- **WHAT THIS TASK INVOLVES**:
Quote all lines below exactly. Images stay out.
— Begin DATA EXCERPT —
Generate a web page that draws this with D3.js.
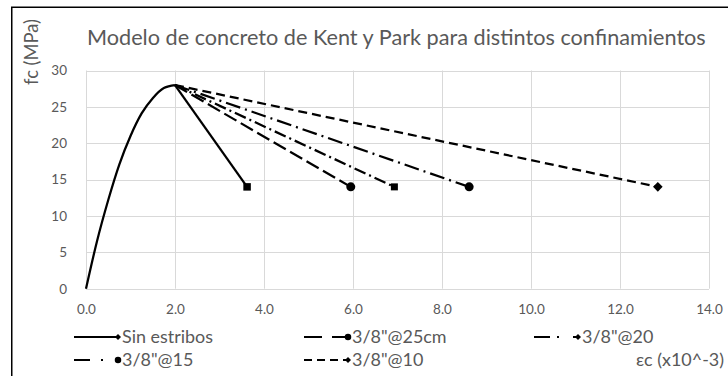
<!DOCTYPE html>
<html><head><meta charset="utf-8">
<script src="https://cdn.jsdelivr.net/npm/d3@7"></script>
<style>html,body{margin:0;padding:0;background:#fff;overflow:hidden}svg{display:block}</style>
</head><body>
<svg id="c" width="728" height="376"></svg>
<script>
// ---- data ----
const title = "Modelo de concreto de Kent y Park para distintos confinamientos";
const yTitle = "fc (MPa)";
const xTitle = "εc (x10^-3)";
const xTicks = [0, 2, 4, 6, 8, 10, 12, 14];
const yTicks = [0, 5, 10, 15, 20, 25, 30];
// ascending branch (shared) : strain x10^-3, stress MPa
const ascStrain = [0, 0.25, 0.5, 0.75, 1.0, 1.25, 1.5, 1.75, 2.0];
const ascStress = [0, 6.6, 12.2, 17.1, 21.0, 24.1, 26.2, 27.6, 28.0];
// descending branches: from peak to 0.5 f'c
const seriesNames = ["Sin estribos", "3/8\"@25cm", "3/8\"@20", "3/8\"@15", "3/8\"@10"];
const peakStrain = 2.0, peakStress = 28.0;
const endStrain = [3.62, 5.95, 6.93, 8.61, 12.85];
const endStress = [14, 14, 14, 14, 14];

// ---- styles ----
const dashes = [null, "14,5", "12,4,2,4", "15,5,2,5", "9,5"];
const legendDashes = [null, "18,10", "16,7,2,14", "16,11,2,16", "8,5"];
const plotMarkers = ["square", "circle", "square", "circle", "diamond"];
const legendMarkers = ["diamond", "circle", "diamond", "circle", "diamond"];
const textColor = "#595959", gridColor = "#d9d9d9";
const FONT = "Lato, 'Open Sans', sans-serif";

const svg = d3.select("#c");
const x = d3.scaleLinear().domain([0, 14]).range([86, 709]);
const y = d3.scaleLinear().domain([0, 30]).range([288.7, 70.5]);

// border
svg.append("rect").attr("x", 11.75).attr("y", 7.25).attr("width", 740).attr("height", 400)
  .attr("fill", "none").attr("stroke", "#000").attr("stroke-width", 1.5);

function fit(sel, target) {
  const n = sel.node();
  const w = n.getComputedTextLength();
  const fs = parseFloat(sel.attr("font-size"));
  sel.attr("font-size", (fs * target / w).toFixed(2));
}

// grid
const g = svg.append("g");
g.selectAll(".gx").data(xTicks).join("line")
  .attr("x1", d => Math.round(x(d)) + 0.5).attr("x2", d => Math.round(x(d)) + 0.5)
  .attr("y1", y(30)).attr("y2", y(0)).attr("stroke", gridColor).attr("stroke-width", 1);
g.selectAll(".gy").data(yTicks).join("line")
  .attr("x1", x(0)).attr("x2", x(14))
  .attr("y1", d => Math.round(y(d)) + 0.5).attr("y2", d => Math.round(y(d)) + 0.5)
  .attr("stroke", gridColor).attr("stroke-width", 1);

// axes (labels only, Excel style)
const xAxis = d3.axisBottom(x).tickValues(xTicks).tickFormat(d3.format(".1f")).tickSize(0).tickPadding(0);
const xa = svg.append("g").attr("transform", "translate(0,300)").call(xAxis);
xa.select(".domain").remove();
xa.selectAll("text").attr("dy", "0.71em").attr("y", 4).attr("fill", textColor)
  .attr("font-family", FONT).attr("font-size", 13.5);

const yAxis = d3.axisLeft(y).tickValues(yTicks).tickSize(0).tickPadding(0);
const ya = svg.append("g").attr("transform", "translate(67,0)").call(yAxis);
ya.select(".domain").remove();
ya.selectAll("text").attr("fill", textColor).attr("font-family", FONT).attr("font-size", 13.5);

// title
const t = svg.append("text").attr("x", 87).attr("y", 45).attr("fill", textColor)
  .attr("font-family", FONT).attr("font-size", 18).text(title);
fit(t, 619);

// y title
const yt = svg.append("text").attr("transform", "translate(38,52) rotate(-90)")
  .attr("text-anchor", "middle").attr("fill", textColor)
  .attr("font-family", FONT).attr("font-size", 15).text(yTitle);
fit(yt, 66);

// lines
const line = d3.line().x(d => x(d[0])).y(d => y(d[1]));
const asc = ascStrain.map((s, i) => [s, ascStress[i]]);
svg.append("path").datum(asc)
  .attr("d", d3.line().x(d => x(d[0])).y(d => y(d[1])).curve(d3.curveMonotoneX))
  .attr("fill", "none").attr("stroke", "#000").attr("stroke-width", 2.25);

function marker(sel, type, cx, cy, s) {
  if (type === "circle") return sel.append("circle").attr("cx", cx).attr("cy", cy).attr("r", s / 2).attr("fill", "#000");
  if (type === "square") return sel.append("rect").attr("x", cx - s / 2).attr("y", cy - s / 2).attr("width", s).attr("height", s).attr("fill", "#000");
  const h = s / 2 * 1.2;
  return sel.append("path").attr("d", `M${cx},${cy - h}L${cx + h},${cy}L${cx},${cy + h}L${cx - h},${cy}Z`).attr("fill", "#000");
}

const order = [4, 3, 2, 1, 0];
order.forEach(i => {
  const pts = [[peakStrain, peakStress], [endStrain[i], endStress[i]]];
  const p = svg.append("path").datum(pts).attr("d", line)
    .attr("fill", "none").attr("stroke", "#000").attr("stroke-width", 2.25);
  if (dashes[i]) p.attr("stroke-dasharray", dashes[i]);
});
const mSizes = [7.5, 9, 7, 9, 8];
order.forEach(i => {
  marker(svg, plotMarkers[i], x(endStrain[i]), y(endStress[i]), mSizes[i]);
});

// legend
const legPos = [[74, 337], [304, 337], [534, 337], [74, 360], [304, 360]];
const legTexts = [];
seriesNames.forEach((name, i) => {
  const [lx, ly] = legPos[i];
  const l = svg.append("line").attr("x1", lx).attr("x2", lx + 44).attr("y1", ly).attr("y2", ly)
    .attr("stroke", "#000").attr("stroke-width", 2);
  if (legendDashes[i]) l.attr("stroke-dasharray", legendDashes[i]);
  marker(svg, legendMarkers[i], lx + 44, ly, legendMarkers[i] === "circle" ? 6.5 : 5);
  legTexts.push(svg.append("text").attr("x", lx + 48).attr("y", ly).attr("dy", "0.35em")
    .attr("fill", textColor).attr("font-family", FONT).attr("font-size", 15).text(name));
});
const ratio = 91 / legTexts[0].node().getComputedTextLength();
const legFs = (15 * ratio).toFixed(2);
legTexts.forEach(tx => tx.attr("font-size", legFs));

svg.append("text").attr("x", 724).attr("y", 360).attr("dy", "0.35em").attr("text-anchor", "end")
  .attr("fill", textColor).attr("font-family", FONT).attr("font-size", legFs).text(xTitle);
</script>
</body></html>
— End DATA EXCERPT —
- **REPLY TO THE TASK**:
Generate a web page that draws this with D3.js.
<!DOCTYPE html>
<html><head><meta charset="utf-8">
<script src="https://cdn.jsdelivr.net/npm/d3@7"></script>
<style>html,body{margin:0;padding:0;background:#fff;overflow:hidden}svg{display:block}</style>
</head><body>
<svg id="c" width="728" height="376"></svg>
<script>
// ---- data ----
const title = "Modelo de concreto de Kent y Park para distintos confinamientos";
const yTitle = "fc (MPa)";
const xTitle = "εc (x10^-3)";
const xTicks = [0, 2, 4, 6, 8, 10, 12, 14];
const yTicks = [0, 5, 10, 15, 20, 25, 30];
// ascending branch (shared) : strain x10^-3, stress MPa
const ascStrain = [0, 0.25, 0.5, 0.75, 1.0, 1.25, 1.5, 1.75, 2.0];
const ascStress = [0, 6.6, 12.2, 17.1, 21.0, 24.1, 26.2, 27.6, 28.0];
// descending branches: from peak to 0.5 f'c
const seriesNames = ["Sin estribos", "3/8\"@25cm", "3/8\"@20", "3/8\"@15", "3/8\"@10"];
const peakStrain = 2.0, peakStress = 28.0;
const endStrain = [3.62, 5.95, 6.93, 8.61, 12.85];
const endStress = [14, 14, 14, 14, 14];

// ---- styles ----
const dashes = [null, "14,5", "12,4,2,4", "15,5,2,5", "9,5"];
const legendDashes = [null, "18,10", "16,7,2,14", "16,11,2,16", "8,5"];
const plotMarkers = ["square", "circle", "square", "circle", "diamond"];
const legendMarkers = ["diamond", "circle", "diamond", "circle", "diamond"];
const textColor = "#595959", gridColor = "#d9d9d9";
const FONT = "Lato, 'Open Sans', sans-serif";

const svg = d3.select("#c");
const x = d3.scaleLinear().domain([0, 14]).range([86, 709]);
const y = d3.scaleLinear().domain([0, 30]).range([288.7, 70.5]);

// border
svg.append("rect").attr("x", 11.75).attr("y", 7.25).attr("width", 740).attr("height", 400)
  .attr("fill", "none").attr("stroke", "#000").attr("stroke-width", 1.5);

function fit(sel, target) {
  const n = sel.node();
  const w = n.getComputedTextLength();
  const fs = parseFloat(sel.attr("font-size"));
  sel.attr("font-size", (fs * target / w).toFixed(2));
}

// grid
const g = svg.append("g");
g.selectAll(".gx").data(xTicks).join("line")
  .attr("x1", d => Math.round(x(d)) + 0.5).attr("x2", d => Math.round(x(d)) + 0.5)
  .attr("y1", y(30)).attr("y2", y(0)).attr("stroke", gridColor).attr("stroke-width", 1);
g.selectAll(".gy").data(yTicks).join("line")
  .attr("x1", x(0)).attr("x2", x(14))
  .attr("y1", d => Math.round(y(d)) + 0.5).attr("y2", d => Math.round(y(d)) + 0.5)
  .attr("stroke", gridColor).attr("stroke-width", 1);

// axes (labels only, Excel style)
const xAxis = d3.axisBottom(x).tickValues(xTicks).tickFormat(d3.format(".1f")).tickSize(0).tickPadding(0);
const xa = svg.append("g").attr("transform", "translate(0,300)").call(xAxis);
xa.select(".domain").remove();
xa.selectAll("text").attr("dy", "0.71em").attr("y", 4).attr("fill", textColor)
  .attr("font-family", FONT).attr("font-size", 13.5);

const yAxis = d3.axisLeft(y).tickValues(yTicks).tickSize(0).tickPadding(0);
const ya = svg.append("g").attr("transform", "translate(67,0)").call(yAxis);
ya.select(".domain").remove();
ya.selectAll("text").attr("fill", textColor).attr("font-family", FONT).attr("font-size", 13.5);

// title
const t = svg.append("text").attr("x", 87).attr("y", 45).attr("fill", textColor)
  .attr("font-family", FONT).attr("font-size", 18).text(title);
fit(t, 619);

// y title
const yt = svg.append("text").attr("transform", "translate(38,52) rotate(-90)")
  .attr("text-anchor", "middle").attr("fill", textColor)
  .attr("font-family", FONT).attr("font-size", 15).text(yTitle);
fit(yt, 66);

// lines
const line = d3.line().x(d => x(d[0])).y(d => y(d[1]));
const asc = ascStrain.map((s, i) => [s, ascStress[i]]);
svg.append("path").datum(asc)
  .attr("d", d3.line().x(d => x(d[0])).y(d => y(d[1])).curve(d3.curveMonotoneX))
  .attr("fill", "none").attr("stroke", "#000").attr("stroke-width", 2.25);

function marker(sel, type, cx, cy, s) {
  if (type === "circle") return sel.append("circle").attr("cx", cx).attr("cy", cy).attr("r", s / 2).attr("fill", "#000");
  if (type === "square") return sel.append("rect").attr("x", cx - s / 2).attr("y", cy - s / 2).attr("width", s).attr("height", s).attr("fill", "#000");
  const h = s / 2 * 1.2;
  return sel.append("path").attr("d", `M${cx},${cy - h}L${cx + h},${cy}L${cx},${cy + h}L${cx - h},${cy}Z`).attr("fill", "#000");
}

const order = [4, 3, 2, 1, 0];
order.forEach(i => {
  const pts = [[peakStrain, peakStress], [endStrain[i], endStress[i]]];
  const p = svg.append("path").datum(pts).attr("d", line)
    .attr("fill", "none").attr("stroke", "#000").attr("stroke-width", 2.25);
  if (dashes[i]) p.attr("stroke-dasharray", dashes[i]);
});
const mSizes = [7.5, 9, 7, 9, 8];
order.forEach(i => {
  marker(svg, plotMarkers[i], x(endStrain[i]), y(endStress[i]), mSizes[i]);
});

// legend
const legPos = [[74, 337], [304, 337], [534, 337], [74, 360], [304, 360]];
const legTexts = [];
seriesNames.forEach((name, i) => {
  const [lx, ly] = legPos[i];
  const l = svg.append("line").attr("x1", lx).attr("x2", lx + 44).attr("y1", ly).attr("y2", ly)
    .attr("stroke", "#000").attr("stroke-width", 2);
  if (legendDashes[i]) l.attr("stroke-dasharray", legendDashes[i]);
  marker(svg, legendMarkers[i], lx + 44, ly, legendMarkers[i] === "circle" ? 6.5 : 5);
  legTexts.push(svg.append("text").attr("x", lx + 48).attr("y", ly).attr("dy", "0.35em")
    .attr("fill", textColor).attr("font-family", FONT).attr("font-size", 15).text(name));
});
const ratio = 91 / legTexts[0].node().getComputedTextLength();
const legFs = (15 * ratio).toFixed(2);
legTexts.forEach(tx => tx.attr("font-size", legFs));

svg.append("text").attr("x", 724).attr("y", 360).attr("dy", "0.35em").attr("text-anchor", "end")
  .attr("fill", textColor).attr("font-family", FONT).attr("font-size", legFs).text(xTitle);
</script>
</body></html>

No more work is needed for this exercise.